*Goal of the exercise*
Reproduce the lines of the material exactly, excluding every image.

*Given information*
+ + +

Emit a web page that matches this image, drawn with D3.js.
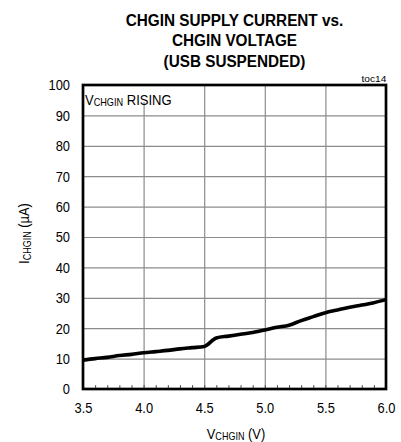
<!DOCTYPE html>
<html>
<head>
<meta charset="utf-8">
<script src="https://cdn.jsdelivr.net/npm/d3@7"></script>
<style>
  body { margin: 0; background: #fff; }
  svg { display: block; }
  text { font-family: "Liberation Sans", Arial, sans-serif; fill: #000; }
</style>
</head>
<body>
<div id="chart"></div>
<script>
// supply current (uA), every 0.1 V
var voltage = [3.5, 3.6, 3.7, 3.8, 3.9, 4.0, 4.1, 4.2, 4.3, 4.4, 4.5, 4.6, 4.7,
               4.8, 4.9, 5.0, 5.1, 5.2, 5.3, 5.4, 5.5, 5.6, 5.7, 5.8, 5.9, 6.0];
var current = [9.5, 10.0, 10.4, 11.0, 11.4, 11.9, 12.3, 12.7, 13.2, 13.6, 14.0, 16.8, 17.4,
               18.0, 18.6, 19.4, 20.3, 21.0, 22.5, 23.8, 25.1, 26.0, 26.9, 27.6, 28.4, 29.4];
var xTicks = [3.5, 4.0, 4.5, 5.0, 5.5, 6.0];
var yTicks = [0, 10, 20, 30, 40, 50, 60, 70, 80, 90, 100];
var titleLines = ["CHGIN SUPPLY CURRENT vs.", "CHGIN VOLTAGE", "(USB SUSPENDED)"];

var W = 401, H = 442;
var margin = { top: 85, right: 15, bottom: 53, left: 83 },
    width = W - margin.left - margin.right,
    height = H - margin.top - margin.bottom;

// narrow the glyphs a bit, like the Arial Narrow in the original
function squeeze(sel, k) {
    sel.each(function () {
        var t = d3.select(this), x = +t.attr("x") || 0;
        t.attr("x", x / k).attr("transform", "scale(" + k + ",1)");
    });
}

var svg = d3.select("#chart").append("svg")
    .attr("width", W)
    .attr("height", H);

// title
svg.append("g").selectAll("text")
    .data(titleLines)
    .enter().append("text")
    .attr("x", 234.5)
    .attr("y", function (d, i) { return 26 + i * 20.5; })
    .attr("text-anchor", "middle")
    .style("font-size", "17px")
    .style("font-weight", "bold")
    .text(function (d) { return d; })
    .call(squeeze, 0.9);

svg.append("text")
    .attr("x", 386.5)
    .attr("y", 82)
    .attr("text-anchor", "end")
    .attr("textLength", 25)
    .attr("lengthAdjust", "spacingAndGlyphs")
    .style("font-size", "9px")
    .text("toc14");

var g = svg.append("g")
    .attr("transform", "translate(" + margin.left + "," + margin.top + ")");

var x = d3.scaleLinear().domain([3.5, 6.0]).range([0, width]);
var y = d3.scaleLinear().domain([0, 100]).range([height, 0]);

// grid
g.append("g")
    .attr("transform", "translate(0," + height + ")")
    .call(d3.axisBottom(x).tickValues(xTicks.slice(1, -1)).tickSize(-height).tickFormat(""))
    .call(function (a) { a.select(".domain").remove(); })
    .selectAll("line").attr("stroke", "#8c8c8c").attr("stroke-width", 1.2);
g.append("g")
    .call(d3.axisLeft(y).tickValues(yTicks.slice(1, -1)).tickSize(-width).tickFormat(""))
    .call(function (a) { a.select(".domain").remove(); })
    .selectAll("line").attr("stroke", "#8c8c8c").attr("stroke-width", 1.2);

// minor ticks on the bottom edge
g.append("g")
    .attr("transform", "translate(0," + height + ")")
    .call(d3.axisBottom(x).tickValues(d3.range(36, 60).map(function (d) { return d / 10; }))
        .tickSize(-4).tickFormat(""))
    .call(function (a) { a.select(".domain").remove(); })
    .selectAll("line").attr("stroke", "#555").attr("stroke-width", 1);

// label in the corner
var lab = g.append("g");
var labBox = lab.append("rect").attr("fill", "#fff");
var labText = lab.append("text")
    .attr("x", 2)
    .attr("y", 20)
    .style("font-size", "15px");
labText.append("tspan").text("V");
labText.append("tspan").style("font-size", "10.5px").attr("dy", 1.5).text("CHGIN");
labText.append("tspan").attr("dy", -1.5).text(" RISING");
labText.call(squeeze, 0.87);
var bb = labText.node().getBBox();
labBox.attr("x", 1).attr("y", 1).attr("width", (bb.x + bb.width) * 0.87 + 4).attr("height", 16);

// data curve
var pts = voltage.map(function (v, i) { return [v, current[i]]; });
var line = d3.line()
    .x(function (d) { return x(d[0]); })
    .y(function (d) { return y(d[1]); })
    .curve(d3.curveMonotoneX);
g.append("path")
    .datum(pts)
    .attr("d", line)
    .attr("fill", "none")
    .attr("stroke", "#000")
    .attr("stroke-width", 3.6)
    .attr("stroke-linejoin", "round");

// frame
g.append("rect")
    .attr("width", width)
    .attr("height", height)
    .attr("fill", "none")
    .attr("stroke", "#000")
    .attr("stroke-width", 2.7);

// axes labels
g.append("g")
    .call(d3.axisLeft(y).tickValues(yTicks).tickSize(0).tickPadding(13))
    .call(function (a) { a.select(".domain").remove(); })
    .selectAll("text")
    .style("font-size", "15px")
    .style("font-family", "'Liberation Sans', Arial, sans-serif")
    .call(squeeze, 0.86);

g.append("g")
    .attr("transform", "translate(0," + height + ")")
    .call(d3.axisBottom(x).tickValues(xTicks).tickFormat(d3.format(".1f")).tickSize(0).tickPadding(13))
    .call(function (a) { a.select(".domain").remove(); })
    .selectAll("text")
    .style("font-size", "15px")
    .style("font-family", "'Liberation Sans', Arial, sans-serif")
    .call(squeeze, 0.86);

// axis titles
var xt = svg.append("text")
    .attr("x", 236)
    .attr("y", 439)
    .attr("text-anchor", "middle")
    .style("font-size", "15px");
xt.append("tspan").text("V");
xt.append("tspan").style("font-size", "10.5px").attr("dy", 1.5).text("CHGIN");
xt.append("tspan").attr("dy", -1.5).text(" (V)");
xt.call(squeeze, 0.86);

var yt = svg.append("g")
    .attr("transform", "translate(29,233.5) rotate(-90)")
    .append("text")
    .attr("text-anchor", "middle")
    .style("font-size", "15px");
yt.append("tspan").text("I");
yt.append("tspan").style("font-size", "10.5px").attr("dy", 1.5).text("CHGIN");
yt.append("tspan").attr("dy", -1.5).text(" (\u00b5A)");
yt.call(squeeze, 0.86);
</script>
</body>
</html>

+ + +

*Result of the task*
Emit a web page that matches this image, drawn with D3.js.
<!DOCTYPE html>
<html>
<head>
<meta charset="utf-8">
<script src="https://cdn.jsdelivr.net/npm/d3@7"></script>
<style>
  body { margin: 0; background: #fff; }
  svg { display: block; }
  text { font-family: "Liberation Sans", Arial, sans-serif; fill: #000; }
</style>
</head>
<body>
<div id="chart"></div>
<script>
// supply current (uA), every 0.1 V
var voltage = [3.5, 3.6, 3.7, 3.8, 3.9, 4.0, 4.1, 4.2, 4.3, 4.4, 4.5, 4.6, 4.7,
               4.8, 4.9, 5.0, 5.1, 5.2, 5.3, 5.4, 5.5, 5.6, 5.7, 5.8, 5.9, 6.0];
var current = [9.5, 10.0, 10.4, 11.0, 11.4, 11.9, 12.3, 12.7, 13.2, 13.6, 14.0, 16.8, 17.4,
               18.0, 18.6, 19.4, 20.3, 21.0, 22.5, 23.8, 25.1, 26.0, 26.9, 27.6, 28.4, 29.4];
var xTicks = [3.5, 4.0, 4.5, 5.0, 5.5, 6.0];
var yTicks = [0, 10, 20, 30, 40, 50, 60, 70, 80, 90, 100];
var titleLines = ["CHGIN SUPPLY CURRENT vs.", "CHGIN VOLTAGE", "(USB SUSPENDED)"];

var W = 401, H = 442;
var margin = { top: 85, right: 15, bottom: 53, left: 83 },
    width = W - margin.left - margin.right,
    height = H - margin.top - margin.bottom;

// narrow the glyphs a bit, like the Arial Narrow in the original
function squeeze(sel, k) {
    sel.each(function () {
        var t = d3.select(this), x = +t.attr("x") || 0;
        t.attr("x", x / k).attr("transform", "scale(" + k + ",1)");
    });
}

var svg = d3.select("#chart").append("svg")
    .attr("width", W)
    .attr("height", H);

// title
svg.append("g").selectAll("text")
    .data(titleLines)
    .enter().append("text")
    .attr("x", 234.5)
    .attr("y", function (d, i) { return 26 + i * 20.5; })
    .attr("text-anchor", "middle")
    .style("font-size", "17px")
    .style("font-weight", "bold")
    .text(function (d) { return d; })
    .call(squeeze, 0.9);

svg.append("text")
    .attr("x", 386.5)
    .attr("y", 82)
    .attr("text-anchor", "end")
    .attr("textLength", 25)
    .attr("lengthAdjust", "spacingAndGlyphs")
    .style("font-size", "9px")
    .text("toc14");

var g = svg.append("g")
    .attr("transform", "translate(" + margin.left + "," + margin.top + ")");

var x = d3.scaleLinear().domain([3.5, 6.0]).range([0, width]);
var y = d3.scaleLinear().domain([0, 100]).range([height, 0]);

// grid
g.append("g")
    .attr("transform", "translate(0," + height + ")")
    .call(d3.axisBottom(x).tickValues(xTicks.slice(1, -1)).tickSize(-height).tickFormat(""))
    .call(function (a) { a.select(".domain").remove(); })
    .selectAll("line").attr("stroke", "#8c8c8c").attr("stroke-width", 1.2);
g.append("g")
    .call(d3.axisLeft(y).tickValues(yTicks.slice(1, -1)).tickSize(-width).tickFormat(""))
    .call(function (a) { a.select(".domain").remove(); })
    .selectAll("line").attr("stroke", "#8c8c8c").attr("stroke-width", 1.2);

// minor ticks on the bottom edge
g.append("g")
    .attr("transform", "translate(0," + height + ")")
    .call(d3.axisBottom(x).tickValues(d3.range(36, 60).map(function (d) { return d / 10; }))
        .tickSize(-4).tickFormat(""))
    .call(function (a) { a.select(".domain").remove(); })
    .selectAll("line").attr("stroke", "#555").attr("stroke-width", 1);

// label in the corner
var lab = g.append("g");
var labBox = lab.append("rect").attr("fill", "#fff");
var labText = lab.append("text")
    .attr("x", 2)
    .attr("y", 20)
    .style("font-size", "15px");
labText.append("tspan").text("V");
labText.append("tspan").style("font-size", "10.5px").attr("dy", 1.5).text("CHGIN");
labText.append("tspan").attr("dy", -1.5).text(" RISING");
labText.call(squeeze, 0.87);
var bb = labText.node().getBBox();
labBox.attr("x", 1).attr("y", 1).attr("width", (bb.x + bb.width) * 0.87 + 4).attr("height", 16);

// data curve
var pts = voltage.map(function (v, i) { return [v, current[i]]; });
var line = d3.line()
    .x(function (d) { return x(d[0]); })
    .y(function (d) { return y(d[1]); })
    .curve(d3.curveMonotoneX);
g.append("path")
    .datum(pts)
    .attr("d", line)
    .attr("fill", "none")
    .attr("stroke", "#000")
    .attr("stroke-width", 3.6)
    .attr("stroke-linejoin", "round");

// frame
g.append("rect")
    .attr("width", width)
    .attr("height", height)
    .attr("fill", "none")
    .attr("stroke", "#000")
    .attr("stroke-width", 2.7);

// axes labels
g.append("g")
    .call(d3.axisLeft(y).tickValues(yTicks).tickSize(0).tickPadding(13))
    .call(function (a) { a.select(".domain").remove(); })
    .selectAll("text")
    .style("font-size", "15px")
    .style("font-family", "'Liberation Sans', Arial, sans-serif")
    .call(squeeze, 0.86);

g.append("g")
    .attr("transform", "translate(0," + height + ")")
    .call(d3.axisBottom(x).tickValues(xTicks).tickFormat(d3.format(".1f")).tickSize(0).tickPadding(13))
    .call(function (a) { a.select(".domain").remove(); })
    .selectAll("text")
    .style("font-size", "15px")
    .style("font-family", "'Liberation Sans', Arial, sans-serif")
    .call(squeeze, 0.86);

// axis titles
var xt = svg.append("text")
    .attr("x", 236)
    .attr("y", 439)
    .attr("text-anchor", "middle")
    .style("font-size", "15px");
xt.append("tspan").text("V");
xt.append("tspan").style("font-size", "10.5px").attr("dy", 1.5).text("CHGIN");
xt.append("tspan").attr("dy", -1.5).text(" (V)");
xt.call(squeeze, 0.86);

var yt = svg.append("g")
    .attr("transform", "translate(29,233.5) rotate(-90)")
    .append("text")
    .attr("text-anchor", "middle")
    .style("font-size", "15px");
yt.append("tspan").text("I");
yt.append("tspan").style("font-size", "10.5px").attr("dy", 1.5).text("CHGIN");
yt.append("tspan").attr("dy", -1.5).text(" (\u00b5A)");
yt.call(squeeze, 0.86);
</script>
</body>
</html>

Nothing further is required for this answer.